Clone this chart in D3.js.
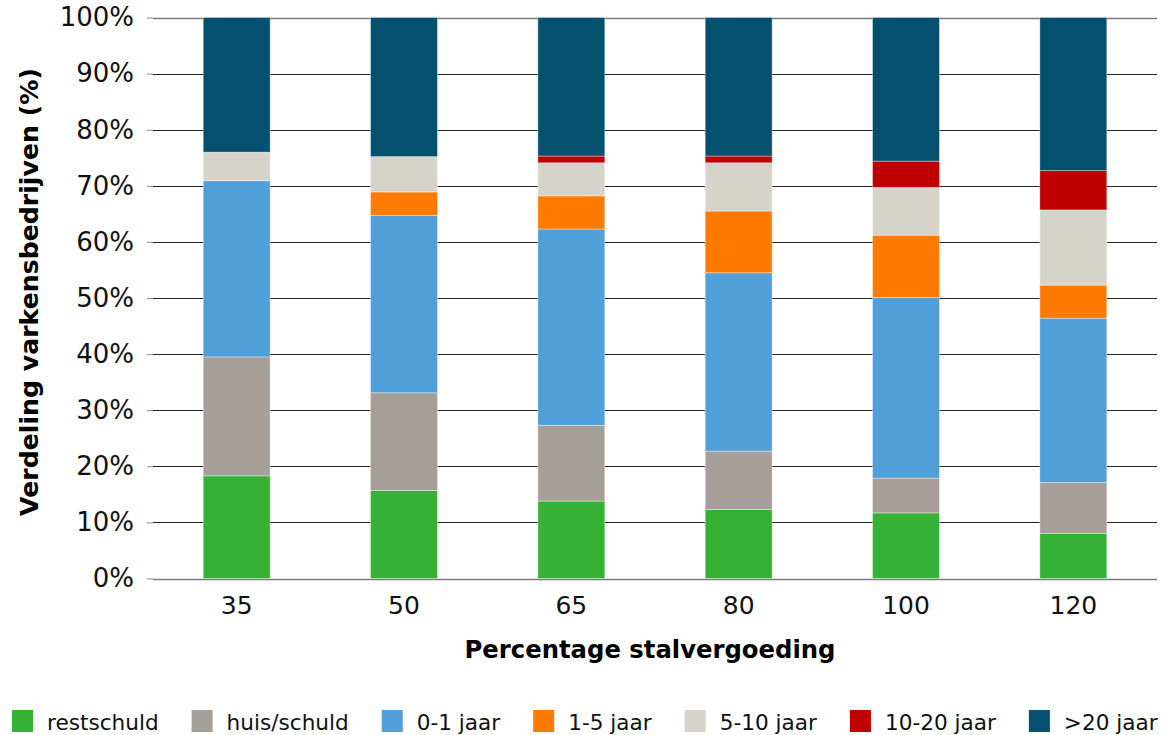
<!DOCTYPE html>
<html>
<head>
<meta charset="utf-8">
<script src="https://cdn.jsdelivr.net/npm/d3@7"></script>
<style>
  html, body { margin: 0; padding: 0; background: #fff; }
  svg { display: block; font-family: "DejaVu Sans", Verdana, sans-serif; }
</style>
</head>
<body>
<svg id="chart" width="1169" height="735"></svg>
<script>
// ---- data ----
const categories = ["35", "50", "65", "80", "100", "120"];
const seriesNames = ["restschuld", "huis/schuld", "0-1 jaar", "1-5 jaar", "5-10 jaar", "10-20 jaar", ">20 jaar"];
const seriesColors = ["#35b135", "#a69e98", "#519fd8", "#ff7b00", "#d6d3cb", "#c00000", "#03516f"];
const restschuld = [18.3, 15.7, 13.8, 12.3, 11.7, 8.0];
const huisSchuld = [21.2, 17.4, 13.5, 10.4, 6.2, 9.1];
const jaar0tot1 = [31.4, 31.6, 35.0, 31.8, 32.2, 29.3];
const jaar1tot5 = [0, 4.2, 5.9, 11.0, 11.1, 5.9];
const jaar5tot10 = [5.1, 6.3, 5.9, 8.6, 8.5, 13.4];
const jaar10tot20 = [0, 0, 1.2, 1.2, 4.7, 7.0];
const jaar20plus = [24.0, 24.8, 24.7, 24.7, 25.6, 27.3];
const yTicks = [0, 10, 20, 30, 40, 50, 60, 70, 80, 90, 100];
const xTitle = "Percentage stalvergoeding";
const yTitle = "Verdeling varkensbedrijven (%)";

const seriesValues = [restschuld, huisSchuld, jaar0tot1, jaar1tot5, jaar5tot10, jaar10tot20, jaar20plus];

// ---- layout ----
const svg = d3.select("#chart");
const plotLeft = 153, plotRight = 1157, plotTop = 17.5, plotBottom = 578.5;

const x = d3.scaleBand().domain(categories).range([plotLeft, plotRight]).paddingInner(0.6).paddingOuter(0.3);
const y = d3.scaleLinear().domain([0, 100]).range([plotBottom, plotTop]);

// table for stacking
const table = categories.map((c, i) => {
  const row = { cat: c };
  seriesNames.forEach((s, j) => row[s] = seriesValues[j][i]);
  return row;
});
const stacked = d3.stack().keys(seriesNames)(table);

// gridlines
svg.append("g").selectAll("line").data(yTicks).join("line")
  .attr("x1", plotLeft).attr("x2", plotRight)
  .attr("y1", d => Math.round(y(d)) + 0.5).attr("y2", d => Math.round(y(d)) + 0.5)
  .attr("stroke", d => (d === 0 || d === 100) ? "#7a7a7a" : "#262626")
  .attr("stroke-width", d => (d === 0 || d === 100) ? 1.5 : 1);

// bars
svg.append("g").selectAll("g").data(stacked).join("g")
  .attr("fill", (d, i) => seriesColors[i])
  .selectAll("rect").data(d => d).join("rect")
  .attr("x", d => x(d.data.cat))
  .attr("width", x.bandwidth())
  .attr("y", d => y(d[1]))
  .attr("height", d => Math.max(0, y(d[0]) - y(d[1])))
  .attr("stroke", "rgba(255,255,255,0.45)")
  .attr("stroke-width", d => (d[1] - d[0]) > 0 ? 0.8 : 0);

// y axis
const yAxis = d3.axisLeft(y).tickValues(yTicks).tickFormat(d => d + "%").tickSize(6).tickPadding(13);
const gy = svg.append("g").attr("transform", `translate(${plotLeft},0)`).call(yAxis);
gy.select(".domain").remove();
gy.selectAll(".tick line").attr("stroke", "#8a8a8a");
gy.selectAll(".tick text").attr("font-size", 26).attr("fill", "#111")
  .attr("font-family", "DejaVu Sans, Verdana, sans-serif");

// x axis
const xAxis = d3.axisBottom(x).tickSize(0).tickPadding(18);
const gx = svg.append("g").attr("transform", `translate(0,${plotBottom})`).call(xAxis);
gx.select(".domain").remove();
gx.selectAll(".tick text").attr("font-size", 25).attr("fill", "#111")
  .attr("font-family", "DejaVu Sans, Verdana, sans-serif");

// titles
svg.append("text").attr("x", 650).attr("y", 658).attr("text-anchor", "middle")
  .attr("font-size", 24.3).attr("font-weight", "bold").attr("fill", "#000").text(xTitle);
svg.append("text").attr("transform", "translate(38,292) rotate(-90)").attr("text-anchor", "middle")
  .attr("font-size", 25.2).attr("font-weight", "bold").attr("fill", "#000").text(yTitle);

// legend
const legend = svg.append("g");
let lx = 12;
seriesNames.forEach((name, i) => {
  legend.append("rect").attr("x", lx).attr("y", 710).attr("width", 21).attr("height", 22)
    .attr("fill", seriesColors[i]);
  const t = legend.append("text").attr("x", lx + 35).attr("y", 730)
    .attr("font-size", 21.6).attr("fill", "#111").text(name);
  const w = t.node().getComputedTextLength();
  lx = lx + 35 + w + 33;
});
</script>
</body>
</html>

____________

Go from the first line of the data above to the line containing "d3.scaleLinear().domain([0, 100]).range([plotBottom, plotTop]);" and retype exactly those lines, both included, but none of the pictures.

THE OUTPUT:
Clone this chart in D3.js.
<!DOCTYPE html>
<html>
<head>
<meta charset="utf-8">
<script src="https://cdn.jsdelivr.net/npm/d3@7"></script>
<style>
  html, body { margin: 0; padding: 0; background: #fff; }
  svg { display: block; font-family: "DejaVu Sans", Verdana, sans-serif; }
</style>
</head>
<body>
<svg id="chart" width="1169" height="735"></svg>
<script>
// ---- data ----
const categories = ["35", "50", "65", "80", "100", "120"];
const seriesNames = ["restschuld", "huis/schuld", "0-1 jaar", "1-5 jaar", "5-10 jaar", "10-20 jaar", ">20 jaar"];
const seriesColors = ["#35b135", "#a69e98", "#519fd8", "#ff7b00", "#d6d3cb", "#c00000", "#03516f"];
const restschuld = [18.3, 15.7, 13.8, 12.3, 11.7, 8.0];
const huisSchuld = [21.2, 17.4, 13.5, 10.4, 6.2, 9.1];
const jaar0tot1 = [31.4, 31.6, 35.0, 31.8, 32.2, 29.3];
const jaar1tot5 = [0, 4.2, 5.9, 11.0, 11.1, 5.9];
const jaar5tot10 = [5.1, 6.3, 5.9, 8.6, 8.5, 13.4];
const jaar10tot20 = [0, 0, 1.2, 1.2, 4.7, 7.0];
const jaar20plus = [24.0, 24.8, 24.7, 24.7, 25.6, 27.3];
const yTicks = [0, 10, 20, 30, 40, 50, 60, 70, 80, 90, 100];
const xTitle = "Percentage stalvergoeding";
const yTitle = "Verdeling varkensbedrijven (%)";

const seriesValues = [restschuld, huisSchuld, jaar0tot1, jaar1tot5, jaar5tot10, jaar10tot20, jaar20plus];

// ---- layout ----
const svg = d3.select("#chart");
const plotLeft = 153, plotRight = 1157, plotTop = 17.5, plotBottom = 578.5;

const x = d3.scaleBand().domain(categories).range([plotLeft, plotRight]).paddingInner(0.6).paddingOuter(0.3);
const y = d3.scaleLinear().domain([0, 100]).range([plotBottom, plotTop]);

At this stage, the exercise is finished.